WHAT THE TASK REQUIRES: Retype exactly the lines from the line containing "Output the web" through the line containing "const plotLeft = 77.5, plotRight", both included, and nothing more; skip the pictures.

GIVEN DATA:
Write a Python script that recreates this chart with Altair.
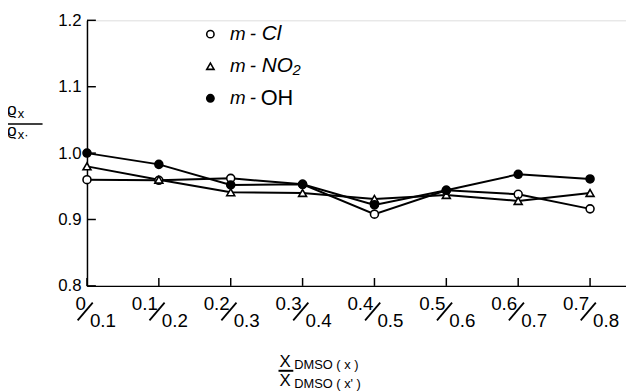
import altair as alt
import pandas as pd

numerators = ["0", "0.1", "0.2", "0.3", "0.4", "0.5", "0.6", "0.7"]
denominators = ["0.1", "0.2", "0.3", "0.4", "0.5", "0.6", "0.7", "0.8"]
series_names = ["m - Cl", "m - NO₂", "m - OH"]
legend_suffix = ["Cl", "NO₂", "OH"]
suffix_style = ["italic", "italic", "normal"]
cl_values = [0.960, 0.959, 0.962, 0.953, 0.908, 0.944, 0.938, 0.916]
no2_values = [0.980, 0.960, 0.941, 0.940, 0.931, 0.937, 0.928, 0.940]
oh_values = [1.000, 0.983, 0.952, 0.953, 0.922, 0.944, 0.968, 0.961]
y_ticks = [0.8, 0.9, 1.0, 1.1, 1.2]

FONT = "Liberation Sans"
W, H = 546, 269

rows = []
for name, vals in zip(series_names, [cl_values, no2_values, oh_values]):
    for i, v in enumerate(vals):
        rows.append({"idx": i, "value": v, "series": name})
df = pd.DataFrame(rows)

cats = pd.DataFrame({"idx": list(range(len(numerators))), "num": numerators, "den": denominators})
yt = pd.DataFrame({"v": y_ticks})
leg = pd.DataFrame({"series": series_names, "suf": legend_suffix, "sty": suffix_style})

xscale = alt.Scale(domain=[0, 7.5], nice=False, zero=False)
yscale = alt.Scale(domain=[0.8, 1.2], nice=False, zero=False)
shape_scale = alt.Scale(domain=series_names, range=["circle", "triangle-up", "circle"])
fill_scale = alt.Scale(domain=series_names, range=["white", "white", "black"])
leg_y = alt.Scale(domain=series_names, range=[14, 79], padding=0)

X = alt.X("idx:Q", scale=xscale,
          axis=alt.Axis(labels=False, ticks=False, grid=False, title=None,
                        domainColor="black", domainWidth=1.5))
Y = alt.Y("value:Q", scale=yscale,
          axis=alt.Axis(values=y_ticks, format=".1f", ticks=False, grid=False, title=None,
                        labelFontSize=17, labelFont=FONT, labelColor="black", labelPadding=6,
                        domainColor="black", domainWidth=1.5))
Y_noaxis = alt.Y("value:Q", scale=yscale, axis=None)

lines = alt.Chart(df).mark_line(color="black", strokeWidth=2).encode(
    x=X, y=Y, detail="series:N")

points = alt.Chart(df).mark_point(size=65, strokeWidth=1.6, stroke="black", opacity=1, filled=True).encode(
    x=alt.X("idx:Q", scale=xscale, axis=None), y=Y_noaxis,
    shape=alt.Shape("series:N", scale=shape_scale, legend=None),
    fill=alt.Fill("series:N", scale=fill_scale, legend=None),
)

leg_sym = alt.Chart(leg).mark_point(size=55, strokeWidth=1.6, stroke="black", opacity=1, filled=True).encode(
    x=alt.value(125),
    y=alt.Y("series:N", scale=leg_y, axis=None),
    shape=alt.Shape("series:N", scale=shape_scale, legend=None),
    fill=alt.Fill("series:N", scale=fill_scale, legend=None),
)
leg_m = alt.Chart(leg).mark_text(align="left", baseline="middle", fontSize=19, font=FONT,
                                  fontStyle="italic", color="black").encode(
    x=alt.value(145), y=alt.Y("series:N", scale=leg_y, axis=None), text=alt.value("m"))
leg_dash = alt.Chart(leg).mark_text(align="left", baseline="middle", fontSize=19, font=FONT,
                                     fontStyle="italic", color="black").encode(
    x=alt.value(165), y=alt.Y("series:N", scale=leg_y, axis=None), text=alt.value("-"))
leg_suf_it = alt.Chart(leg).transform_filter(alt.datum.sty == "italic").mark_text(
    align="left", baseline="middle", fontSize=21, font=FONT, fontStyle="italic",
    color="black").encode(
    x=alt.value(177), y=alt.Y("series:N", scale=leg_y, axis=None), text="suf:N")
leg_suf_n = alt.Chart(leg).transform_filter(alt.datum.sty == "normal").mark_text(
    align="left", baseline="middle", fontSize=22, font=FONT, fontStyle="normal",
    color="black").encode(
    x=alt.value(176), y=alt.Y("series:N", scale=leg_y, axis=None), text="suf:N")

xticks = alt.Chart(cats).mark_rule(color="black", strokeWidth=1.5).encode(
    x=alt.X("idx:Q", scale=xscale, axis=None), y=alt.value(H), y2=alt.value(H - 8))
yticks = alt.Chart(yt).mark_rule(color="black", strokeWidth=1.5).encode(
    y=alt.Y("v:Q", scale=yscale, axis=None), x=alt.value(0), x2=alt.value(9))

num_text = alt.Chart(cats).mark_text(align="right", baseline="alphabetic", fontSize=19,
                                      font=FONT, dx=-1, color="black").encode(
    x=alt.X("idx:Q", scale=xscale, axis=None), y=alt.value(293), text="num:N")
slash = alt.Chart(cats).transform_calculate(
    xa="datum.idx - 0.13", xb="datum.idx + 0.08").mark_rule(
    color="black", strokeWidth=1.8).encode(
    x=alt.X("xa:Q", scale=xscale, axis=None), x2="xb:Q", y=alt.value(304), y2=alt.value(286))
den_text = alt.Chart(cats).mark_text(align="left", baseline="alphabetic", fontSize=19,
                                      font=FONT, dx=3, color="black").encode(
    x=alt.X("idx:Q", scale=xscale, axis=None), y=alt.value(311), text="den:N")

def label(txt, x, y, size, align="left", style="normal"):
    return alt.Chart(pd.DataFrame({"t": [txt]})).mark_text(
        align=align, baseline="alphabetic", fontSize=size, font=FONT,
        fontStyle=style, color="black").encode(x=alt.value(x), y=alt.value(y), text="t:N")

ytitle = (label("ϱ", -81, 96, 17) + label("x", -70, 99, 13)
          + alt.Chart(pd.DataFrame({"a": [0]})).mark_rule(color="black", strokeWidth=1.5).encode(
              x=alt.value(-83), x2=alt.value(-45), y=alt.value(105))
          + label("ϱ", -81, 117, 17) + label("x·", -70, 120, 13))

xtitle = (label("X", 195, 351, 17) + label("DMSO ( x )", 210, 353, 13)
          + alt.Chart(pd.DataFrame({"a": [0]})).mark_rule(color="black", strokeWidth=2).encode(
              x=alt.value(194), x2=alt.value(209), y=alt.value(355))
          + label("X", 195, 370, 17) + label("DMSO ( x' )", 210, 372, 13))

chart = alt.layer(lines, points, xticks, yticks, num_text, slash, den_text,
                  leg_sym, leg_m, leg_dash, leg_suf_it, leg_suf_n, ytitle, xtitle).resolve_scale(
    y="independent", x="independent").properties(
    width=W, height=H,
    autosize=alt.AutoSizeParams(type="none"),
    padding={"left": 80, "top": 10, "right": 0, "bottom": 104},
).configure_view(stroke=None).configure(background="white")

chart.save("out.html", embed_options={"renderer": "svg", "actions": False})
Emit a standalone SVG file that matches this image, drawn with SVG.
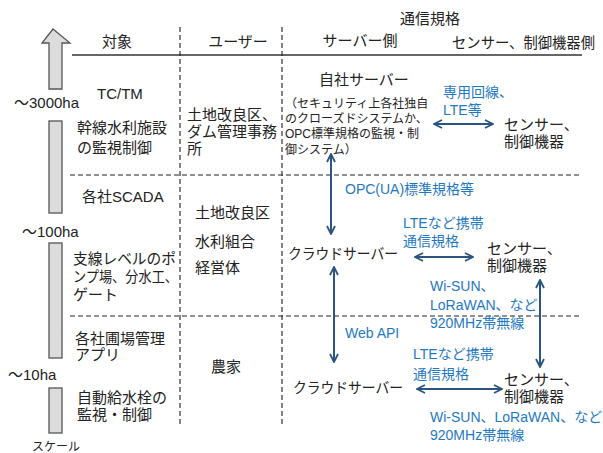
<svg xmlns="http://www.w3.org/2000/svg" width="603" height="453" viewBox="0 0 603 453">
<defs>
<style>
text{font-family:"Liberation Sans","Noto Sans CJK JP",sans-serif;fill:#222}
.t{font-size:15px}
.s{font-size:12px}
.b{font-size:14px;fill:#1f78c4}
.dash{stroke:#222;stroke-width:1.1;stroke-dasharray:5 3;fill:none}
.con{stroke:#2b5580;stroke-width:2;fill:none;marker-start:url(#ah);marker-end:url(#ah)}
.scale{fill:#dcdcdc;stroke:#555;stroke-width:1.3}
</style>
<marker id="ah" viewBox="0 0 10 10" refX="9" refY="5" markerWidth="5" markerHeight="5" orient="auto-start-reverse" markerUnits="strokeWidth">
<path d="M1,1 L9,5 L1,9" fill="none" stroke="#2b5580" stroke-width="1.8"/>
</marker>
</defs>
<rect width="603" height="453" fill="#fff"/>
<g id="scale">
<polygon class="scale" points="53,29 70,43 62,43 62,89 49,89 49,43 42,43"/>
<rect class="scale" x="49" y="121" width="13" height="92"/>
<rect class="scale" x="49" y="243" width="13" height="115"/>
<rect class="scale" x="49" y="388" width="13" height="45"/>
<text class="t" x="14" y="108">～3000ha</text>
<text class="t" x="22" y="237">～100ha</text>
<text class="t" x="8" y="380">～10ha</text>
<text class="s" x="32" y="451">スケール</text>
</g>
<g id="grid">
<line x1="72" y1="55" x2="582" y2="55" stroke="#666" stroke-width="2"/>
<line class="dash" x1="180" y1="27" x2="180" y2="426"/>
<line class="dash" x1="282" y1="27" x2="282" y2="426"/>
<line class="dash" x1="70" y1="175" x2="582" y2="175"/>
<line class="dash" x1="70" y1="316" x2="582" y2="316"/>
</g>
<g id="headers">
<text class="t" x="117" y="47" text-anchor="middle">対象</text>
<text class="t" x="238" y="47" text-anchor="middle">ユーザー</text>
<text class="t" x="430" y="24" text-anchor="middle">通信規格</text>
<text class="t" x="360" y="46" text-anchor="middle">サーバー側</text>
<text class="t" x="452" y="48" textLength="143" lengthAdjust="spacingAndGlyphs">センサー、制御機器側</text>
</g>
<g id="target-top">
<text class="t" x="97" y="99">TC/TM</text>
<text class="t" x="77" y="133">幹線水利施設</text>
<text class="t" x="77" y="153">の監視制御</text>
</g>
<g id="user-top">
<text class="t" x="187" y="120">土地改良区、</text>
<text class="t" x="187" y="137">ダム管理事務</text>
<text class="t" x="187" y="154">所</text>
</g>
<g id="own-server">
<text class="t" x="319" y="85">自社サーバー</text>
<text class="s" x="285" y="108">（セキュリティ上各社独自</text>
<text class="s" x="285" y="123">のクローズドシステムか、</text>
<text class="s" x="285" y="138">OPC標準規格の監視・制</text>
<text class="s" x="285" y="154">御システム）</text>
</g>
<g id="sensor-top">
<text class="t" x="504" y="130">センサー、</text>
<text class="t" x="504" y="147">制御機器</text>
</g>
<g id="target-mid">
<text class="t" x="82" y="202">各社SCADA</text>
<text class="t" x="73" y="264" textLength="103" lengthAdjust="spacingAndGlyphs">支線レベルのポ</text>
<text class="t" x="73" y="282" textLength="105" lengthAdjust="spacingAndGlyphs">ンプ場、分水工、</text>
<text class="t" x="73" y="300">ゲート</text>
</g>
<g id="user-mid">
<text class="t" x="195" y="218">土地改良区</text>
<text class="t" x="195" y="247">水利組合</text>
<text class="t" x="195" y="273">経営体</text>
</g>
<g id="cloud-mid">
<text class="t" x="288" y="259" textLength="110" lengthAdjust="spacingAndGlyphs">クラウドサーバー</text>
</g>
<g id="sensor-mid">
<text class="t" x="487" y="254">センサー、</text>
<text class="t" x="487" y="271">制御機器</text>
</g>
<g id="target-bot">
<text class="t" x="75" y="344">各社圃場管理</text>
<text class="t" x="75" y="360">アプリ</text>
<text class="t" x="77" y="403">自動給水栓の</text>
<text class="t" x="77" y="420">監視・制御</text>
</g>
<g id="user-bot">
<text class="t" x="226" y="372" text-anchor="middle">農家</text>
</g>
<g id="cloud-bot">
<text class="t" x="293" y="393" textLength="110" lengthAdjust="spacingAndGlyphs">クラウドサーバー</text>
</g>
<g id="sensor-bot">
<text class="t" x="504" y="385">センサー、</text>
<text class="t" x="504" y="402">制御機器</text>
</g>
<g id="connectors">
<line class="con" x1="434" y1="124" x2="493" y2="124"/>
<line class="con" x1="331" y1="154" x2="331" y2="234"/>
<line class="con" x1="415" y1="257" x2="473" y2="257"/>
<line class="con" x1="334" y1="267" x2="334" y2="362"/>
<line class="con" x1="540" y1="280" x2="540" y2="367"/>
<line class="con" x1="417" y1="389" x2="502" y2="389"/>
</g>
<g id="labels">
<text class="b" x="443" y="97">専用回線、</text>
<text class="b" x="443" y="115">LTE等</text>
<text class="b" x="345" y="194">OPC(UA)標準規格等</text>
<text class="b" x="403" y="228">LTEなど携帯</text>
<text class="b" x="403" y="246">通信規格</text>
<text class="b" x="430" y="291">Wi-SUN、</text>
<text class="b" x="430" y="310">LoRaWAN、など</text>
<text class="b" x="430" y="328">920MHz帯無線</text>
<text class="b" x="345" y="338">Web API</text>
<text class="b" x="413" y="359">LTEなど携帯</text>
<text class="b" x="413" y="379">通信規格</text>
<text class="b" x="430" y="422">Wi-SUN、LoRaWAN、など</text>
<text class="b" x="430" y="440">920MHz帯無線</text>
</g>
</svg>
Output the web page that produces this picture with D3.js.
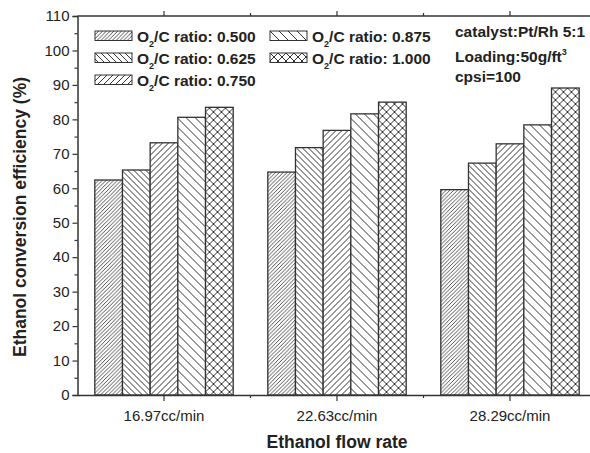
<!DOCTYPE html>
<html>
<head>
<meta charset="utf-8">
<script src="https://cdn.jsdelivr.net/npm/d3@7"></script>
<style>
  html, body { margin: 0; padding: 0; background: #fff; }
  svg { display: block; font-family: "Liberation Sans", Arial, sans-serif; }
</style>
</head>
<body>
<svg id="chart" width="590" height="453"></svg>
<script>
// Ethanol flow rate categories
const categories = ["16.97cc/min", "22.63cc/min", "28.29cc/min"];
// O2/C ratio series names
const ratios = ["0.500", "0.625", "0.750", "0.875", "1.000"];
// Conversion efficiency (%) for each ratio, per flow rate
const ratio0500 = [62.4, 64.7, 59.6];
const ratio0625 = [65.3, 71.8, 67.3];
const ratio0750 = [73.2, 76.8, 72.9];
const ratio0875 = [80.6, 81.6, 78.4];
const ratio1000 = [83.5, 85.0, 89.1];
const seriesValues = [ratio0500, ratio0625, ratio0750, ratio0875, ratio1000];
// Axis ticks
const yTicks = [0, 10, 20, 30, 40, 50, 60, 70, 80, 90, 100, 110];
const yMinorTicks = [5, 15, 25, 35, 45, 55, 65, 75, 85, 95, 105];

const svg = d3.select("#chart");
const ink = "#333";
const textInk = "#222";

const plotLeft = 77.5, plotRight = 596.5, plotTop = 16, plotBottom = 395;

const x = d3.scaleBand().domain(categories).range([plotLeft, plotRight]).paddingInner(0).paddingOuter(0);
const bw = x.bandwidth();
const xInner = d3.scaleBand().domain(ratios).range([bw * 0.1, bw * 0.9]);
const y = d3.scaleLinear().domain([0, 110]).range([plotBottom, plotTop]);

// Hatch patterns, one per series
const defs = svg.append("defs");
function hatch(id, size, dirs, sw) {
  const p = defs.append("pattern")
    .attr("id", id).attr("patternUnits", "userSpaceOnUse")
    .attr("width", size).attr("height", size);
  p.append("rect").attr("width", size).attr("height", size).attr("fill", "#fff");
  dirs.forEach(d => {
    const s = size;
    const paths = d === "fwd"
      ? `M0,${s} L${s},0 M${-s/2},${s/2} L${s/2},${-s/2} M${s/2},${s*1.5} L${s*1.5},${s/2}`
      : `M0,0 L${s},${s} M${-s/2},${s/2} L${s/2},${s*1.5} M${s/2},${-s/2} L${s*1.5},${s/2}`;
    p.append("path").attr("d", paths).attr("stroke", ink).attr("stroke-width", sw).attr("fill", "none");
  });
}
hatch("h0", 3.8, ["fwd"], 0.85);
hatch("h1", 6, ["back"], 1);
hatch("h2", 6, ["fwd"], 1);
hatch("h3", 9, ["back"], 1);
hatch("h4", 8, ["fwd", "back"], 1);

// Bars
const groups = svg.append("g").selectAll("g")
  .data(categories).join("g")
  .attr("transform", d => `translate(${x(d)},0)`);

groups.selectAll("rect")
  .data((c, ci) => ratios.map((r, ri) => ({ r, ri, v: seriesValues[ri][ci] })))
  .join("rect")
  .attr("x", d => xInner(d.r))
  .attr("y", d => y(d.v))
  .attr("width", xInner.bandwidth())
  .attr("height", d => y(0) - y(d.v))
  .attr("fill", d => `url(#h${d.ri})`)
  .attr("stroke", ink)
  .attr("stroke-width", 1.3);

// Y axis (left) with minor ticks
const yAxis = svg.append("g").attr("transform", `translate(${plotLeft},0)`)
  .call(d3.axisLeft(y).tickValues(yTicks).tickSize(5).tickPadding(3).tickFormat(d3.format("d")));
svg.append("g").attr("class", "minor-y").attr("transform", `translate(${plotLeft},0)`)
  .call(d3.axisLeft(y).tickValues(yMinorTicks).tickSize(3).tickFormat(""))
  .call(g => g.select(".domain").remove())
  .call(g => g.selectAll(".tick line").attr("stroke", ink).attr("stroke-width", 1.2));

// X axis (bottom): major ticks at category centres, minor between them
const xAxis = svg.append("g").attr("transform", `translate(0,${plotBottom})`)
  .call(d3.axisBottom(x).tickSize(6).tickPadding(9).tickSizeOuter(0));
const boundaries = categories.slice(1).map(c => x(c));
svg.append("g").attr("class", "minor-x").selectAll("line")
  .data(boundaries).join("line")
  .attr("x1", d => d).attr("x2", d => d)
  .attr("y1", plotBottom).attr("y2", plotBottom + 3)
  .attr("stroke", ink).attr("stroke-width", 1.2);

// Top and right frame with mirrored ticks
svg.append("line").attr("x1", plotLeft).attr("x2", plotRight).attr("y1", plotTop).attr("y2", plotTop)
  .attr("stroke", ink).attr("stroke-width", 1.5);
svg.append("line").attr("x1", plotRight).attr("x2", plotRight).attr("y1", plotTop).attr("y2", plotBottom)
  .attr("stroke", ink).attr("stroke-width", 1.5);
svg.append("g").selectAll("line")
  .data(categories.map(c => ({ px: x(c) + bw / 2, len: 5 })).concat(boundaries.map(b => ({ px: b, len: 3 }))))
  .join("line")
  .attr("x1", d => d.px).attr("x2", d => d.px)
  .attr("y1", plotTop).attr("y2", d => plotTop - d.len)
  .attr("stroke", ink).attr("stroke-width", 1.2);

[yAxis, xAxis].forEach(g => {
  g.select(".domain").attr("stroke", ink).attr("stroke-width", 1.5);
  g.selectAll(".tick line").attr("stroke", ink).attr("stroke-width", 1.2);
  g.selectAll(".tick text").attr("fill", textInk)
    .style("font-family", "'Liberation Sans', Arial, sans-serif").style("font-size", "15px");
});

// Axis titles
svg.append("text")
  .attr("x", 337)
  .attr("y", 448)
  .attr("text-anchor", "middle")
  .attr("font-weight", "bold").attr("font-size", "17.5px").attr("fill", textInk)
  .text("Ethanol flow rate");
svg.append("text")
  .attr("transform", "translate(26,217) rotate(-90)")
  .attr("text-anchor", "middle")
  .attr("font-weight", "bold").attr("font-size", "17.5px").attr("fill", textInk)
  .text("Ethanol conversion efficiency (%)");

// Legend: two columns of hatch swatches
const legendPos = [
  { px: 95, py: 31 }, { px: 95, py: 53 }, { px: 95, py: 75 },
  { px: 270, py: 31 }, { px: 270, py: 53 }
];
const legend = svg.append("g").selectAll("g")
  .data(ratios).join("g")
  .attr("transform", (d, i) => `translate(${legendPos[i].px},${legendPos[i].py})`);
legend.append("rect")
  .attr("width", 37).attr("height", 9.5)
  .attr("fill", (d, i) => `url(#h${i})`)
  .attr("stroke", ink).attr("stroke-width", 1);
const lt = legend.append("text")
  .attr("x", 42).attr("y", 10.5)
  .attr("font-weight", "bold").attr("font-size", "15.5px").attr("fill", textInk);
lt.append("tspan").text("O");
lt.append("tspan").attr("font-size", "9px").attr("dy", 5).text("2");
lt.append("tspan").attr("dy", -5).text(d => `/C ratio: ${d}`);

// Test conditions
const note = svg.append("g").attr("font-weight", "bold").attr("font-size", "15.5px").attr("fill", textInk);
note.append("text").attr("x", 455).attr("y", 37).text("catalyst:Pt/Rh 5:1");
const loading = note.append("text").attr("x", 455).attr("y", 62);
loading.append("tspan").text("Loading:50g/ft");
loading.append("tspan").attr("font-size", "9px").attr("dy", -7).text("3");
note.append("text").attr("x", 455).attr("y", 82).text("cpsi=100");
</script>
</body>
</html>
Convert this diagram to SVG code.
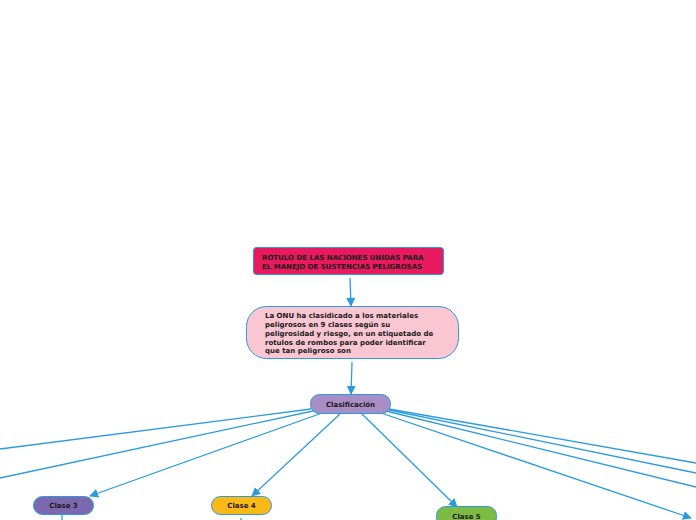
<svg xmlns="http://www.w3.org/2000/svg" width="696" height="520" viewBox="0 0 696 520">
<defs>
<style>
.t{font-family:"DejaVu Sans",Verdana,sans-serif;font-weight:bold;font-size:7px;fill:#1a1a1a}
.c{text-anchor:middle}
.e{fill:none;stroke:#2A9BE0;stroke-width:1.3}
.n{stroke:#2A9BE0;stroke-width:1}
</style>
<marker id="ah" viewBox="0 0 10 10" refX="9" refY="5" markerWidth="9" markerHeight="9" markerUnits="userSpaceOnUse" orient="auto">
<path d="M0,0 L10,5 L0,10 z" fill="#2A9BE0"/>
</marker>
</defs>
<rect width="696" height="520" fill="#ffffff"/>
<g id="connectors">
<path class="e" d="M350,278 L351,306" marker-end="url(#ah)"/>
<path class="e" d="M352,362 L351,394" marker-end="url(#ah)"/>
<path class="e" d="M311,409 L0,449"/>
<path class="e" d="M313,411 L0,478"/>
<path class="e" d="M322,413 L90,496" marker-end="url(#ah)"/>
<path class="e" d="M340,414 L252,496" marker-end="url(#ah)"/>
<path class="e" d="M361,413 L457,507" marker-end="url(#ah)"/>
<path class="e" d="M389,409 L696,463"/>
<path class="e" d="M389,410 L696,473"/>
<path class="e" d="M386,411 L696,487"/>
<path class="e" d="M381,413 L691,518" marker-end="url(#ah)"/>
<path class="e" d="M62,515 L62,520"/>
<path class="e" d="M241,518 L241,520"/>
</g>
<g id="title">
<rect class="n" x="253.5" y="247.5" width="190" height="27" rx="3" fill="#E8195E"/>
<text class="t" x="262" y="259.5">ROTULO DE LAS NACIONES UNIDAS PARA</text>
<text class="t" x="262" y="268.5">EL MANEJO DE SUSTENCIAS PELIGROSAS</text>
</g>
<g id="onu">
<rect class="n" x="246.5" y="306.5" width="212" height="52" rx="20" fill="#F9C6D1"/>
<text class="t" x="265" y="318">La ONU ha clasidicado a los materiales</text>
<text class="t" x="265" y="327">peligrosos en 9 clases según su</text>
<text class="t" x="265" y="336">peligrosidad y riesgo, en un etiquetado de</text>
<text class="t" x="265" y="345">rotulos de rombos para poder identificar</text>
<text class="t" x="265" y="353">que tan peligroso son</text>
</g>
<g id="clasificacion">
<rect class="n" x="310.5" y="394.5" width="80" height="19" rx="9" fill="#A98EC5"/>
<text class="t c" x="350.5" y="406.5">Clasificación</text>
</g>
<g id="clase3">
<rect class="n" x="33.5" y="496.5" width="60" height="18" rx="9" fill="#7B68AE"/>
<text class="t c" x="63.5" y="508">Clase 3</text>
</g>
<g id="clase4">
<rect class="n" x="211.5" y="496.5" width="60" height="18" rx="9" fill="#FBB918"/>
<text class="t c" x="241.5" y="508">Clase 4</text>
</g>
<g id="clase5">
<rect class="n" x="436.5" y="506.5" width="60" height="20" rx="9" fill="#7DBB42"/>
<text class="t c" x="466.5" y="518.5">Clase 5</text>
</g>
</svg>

PROBLEM SOLUTION:
Output the web page that produces this picture with D3.js.
<!DOCTYPE html>
<html>
<head>
<meta charset="utf-8">
<script src="https://cdn.jsdelivr.net/npm/d3@7"></script>
<style>
  html, body { margin: 0; padding: 0; background: #fff; }
  svg { display: block; font-family: "Liberation Sans", Arial, sans-serif; }
</style>
</head>
<body>
<svg id="chart" width="590" height="453"></svg>
<script>
// Ethanol flow rate categories
const categories = ["16.97cc/min", "22.63cc/min", "28.29cc/min"];
// O2/C ratio series names
const ratios = ["0.500", "0.625", "0.750", "0.875", "1.000"];
// Conversion efficiency (%) for each ratio, per flow rate
const ratio0500 = [62.4, 64.7, 59.6];
const ratio0625 = [65.3, 71.8, 67.3];
const ratio0750 = [73.2, 76.8, 72.9];
const ratio0875 = [80.6, 81.6, 78.4];
const ratio1000 = [83.5, 85.0, 89.1];
const seriesValues = [ratio0500, ratio0625, ratio0750, ratio0875, ratio1000];
// Axis ticks
const yTicks = [0, 10, 20, 30, 40, 50, 60, 70, 80, 90, 100, 110];
const yMinorTicks = [5, 15, 25, 35, 45, 55, 65, 75, 85, 95, 105];

const svg = d3.select("#chart");
const ink = "#333";
const textInk = "#222";

const plotLeft = 77.5, plotRight = 596.5, plotTop = 16, plotBottom = 395;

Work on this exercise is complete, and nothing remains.